1-Dosyadaki yazılara, toplanan delillere ve hükmün dayandığı gerektirici sebeplere göre, davacı vekilinin, sair temyiz itirazlarının reddine;
2- 5510 sayılı Sosyal Sigortalar ve Genel Sağlık Sigortası Kanununun Geçici 7. maddesi uyarınca davanın yasal dayanağı 506 sayılı Kanunun 79/10. maddesidir. Anılan Kanunun 6. maddesinde ifade edildiği üzere, “sigortalı olmak hak ve yükümünden kaçınılamaz ve vazgeçilemez.” Anayasal haklar arasında yer alan sosyal güvenliğin yaşama geçirilmesindeki etkisi gözetildiğinde, sigortalı konumunda geçen çalışma sürelerinin saptanmasına ilişkin davalar, kamu düzenine ilişkin olduğundan, özel bir duyarlılık ve özenle yürütülmesi zorunludur. Bu bağlamda, hak kayıplarının ve gerçeğe aykırı sigortalılık süresi edinme durumlarının önlenmesi, temel insan haklarından olan sosyal güvenlik hakkının korunabilmesi için, bu tür davalarda tarafların gösterdiği kanıtlarla yetinilmeyip, gerek görüldüğünde, re’sen araştırma yapılarak kanıt toplanabileceği de göz önünde bulundurulmalıdır.
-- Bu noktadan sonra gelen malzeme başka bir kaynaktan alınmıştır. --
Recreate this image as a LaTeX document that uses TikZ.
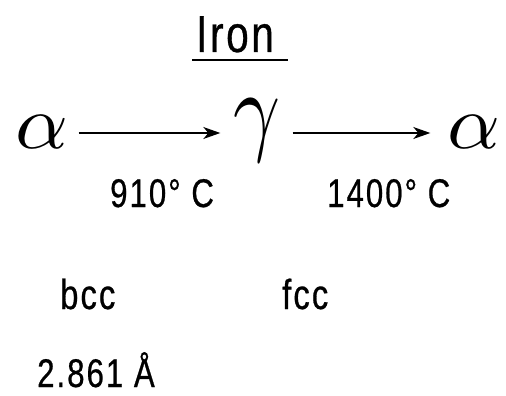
\documentclass[tikz,border=0pt]{standalone}
\usepackage{fontspec}
\setmainfont{Liberation Sans}
\newfontfamily\cfont[FakeStretch=0.78,LetterSpace=5,FakeBold=0.6]{Liberation Sans}
\usetikzlibrary{arrows.meta}
\tikzset{
  lbl/.style={inner sep=0pt, anchor=base west, font=\cfont\fontsize{40}{40}\selectfont},
  greek/.style={inner sep=0pt},
  phase/.style={line width=1.3pt, -{Stealth[length=17pt,width=12pt,inset=5pt]}},
}
\begin{document}
\begin{tikzpicture}[x=1pt,y=-1pt]
\useasboundingbox (0,0) rectangle (506,396);
\node[inner sep=0pt, anchor=base west, font=\cfont\fontsize{52}{52}\selectfont] (title) at (196,52) {Iron};
\draw[line width=1.3pt] (192,60) -- (288,60);
\node[greek] (a1) at (42,132) {\resizebox{53pt}{33pt}{$\alpha$}};
\node[greek] (g) at (257,131) {\resizebox*{47pt}{63pt}{$\gamma$}};
\node[greek] (a2) at (474,132) {\resizebox{53pt}{33pt}{$\alpha$}};
\draw[phase, shorten <=10pt, shorten >=13pt] (a1.east |- 0,133) -- (g.west |- 0,133);
\draw[phase, shorten <=12pt, shorten >=17pt] (g.east |- 0,133) -- (a2.west |- 0,133);
\node[lbl] (t1) at (110,207) {910° C};
\node[lbl] (t2) at (327,207) {1400° C};
\node[lbl, font=\cfont\fontsize{42}{42}\selectfont] (bcc) at (60,309) {bcc};
\node[lbl, font=\cfont\fontsize{42}{42}\selectfont] (fcc) at (282,309) {fcc};
\node[lbl] (lat) at (37,387) {2.861 Å};
\end{tikzpicture}
\end{document}
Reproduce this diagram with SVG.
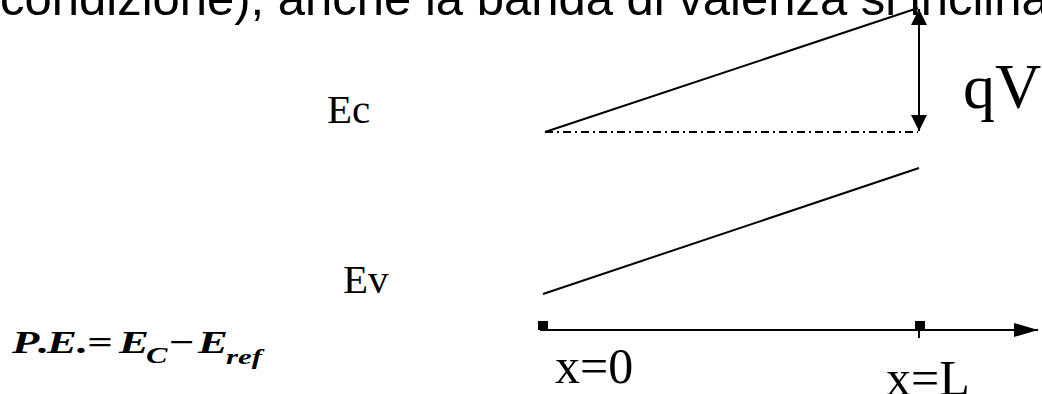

Davacı, 15.06.1984-01.04.1998 tarihleri arasında davalı işverene ait eczane işyerinde çalıştığını ve sigorta başlangıç tarihinin 15.06.1984 olarak tespitini talep etmektedir. Mahkemece, hak düşürücü süre nedeniyle davanın reddine karar verildiği anlaşılmaktadır. 01.12.1985 tarihinden önceki süre yönünden hak düşürücü süre nedeniyle davanın reddine karar verilmiş olması isabetli ise de; davacının davalı işyerinden 01.12.1985 ve 15.06.1995 tarihli işe giriş bildirgeleri ve 01.12.1985-29.02.1996 ile 15.06.1996-01.04.1998 tarihleri arasında kısmi ve tam bildirimlerinin bulunduğu anlaşılmakla, öncelikle, davacı celbedilmek suretiyle, talep ettiği dönem ve süre netleştirilmeli, 01.12.1985- 01.04.1998 arası dönem yönünden çalışma talebinin varlığı halinde, çalışmasının gerçekliği, işin ve işyerinin kapsam ve niteliğiyle, süresinin belirlenebilmesi amacıyla; dosyada mevcut 15.06.1995 tarihli işe giriş bildirgesi ve ücret tediye bordrolarından, sigortalının imzasını içerenler yönünden, imzanın davacıya aidiyeti davacı tarafından, kabul edilenler ile inkar edilip de, aidiyeti ehil bilirkişi incelemesiyle saptananlardan, yine, davacı tarafından hata-hile-ikrah durumu iddia ve ispat edilemeyenler bakımından, işbu yazılı belgelerin aksi eşdeğerde delillerle kanıtlanması için, davacıya delilleri sorulmalı, kayıtlarda gözükmeyen çalışmaların neden kayıtlara geçmediği yöntemince araştırılmalı, yazılı belge ibraz olunmayan çalışma süreleri yönünden bordro tanıkları ile aynı yörede komşu ve benzeri işleri yapan işverenler ve bunların çalıştırdıkları kişiler ile gerekirse dinlenilen tanıkların yeniden bilgi ve görgülerine başvurulmalı, sonradan dinlenen tanık beyanları ile daha önce dinlenen tanık beyanları arasında çelişki oluşması halinde, bu çelişki giderilmeye çalışılmalı, davacının çalışmalarının kesintiye uğradığının tespiti halinde kesintinin gerçekleştiği dönem yönünden hak düşürücü süre irdelenmeli, böylece bu konuda gerekli tüm soruşturma yapılarak, uyuşmazlık konusu husus, hiçbir kuşku ve duraksamaya yer bırakmayacak biçimde çözümlenip; deliller hep birlikte değerlendirilip takdir edilerek, varılacak sonuç uyarınca bir karar verilmelidir.
Mahkemece, yukarıda açıklanan maddi ve hukuki esaslar doğrultusunda yargılama yapılması ve elde edilecek sonuca göre karar vermesi gerekirken, eksik araştırma ve inceleme sonucu yazılı şekilde hüküm kurulması, usul ve yasaya aykırı olup, bozma nedenidir.
O hâlde, davacı vekilinin bu yönleri amaçlayan temyiz itirazları kabul edilmeli ve hüküm bozulmalıdır.
SONUÇ : Temyiz edilen hükmün yukarıda açıklanan nedenlerle BOZULMASINA, temyiz harcının istek halinde davacıya iadesine, 18.02.2014 gününde oybirliğiyle karar verildi.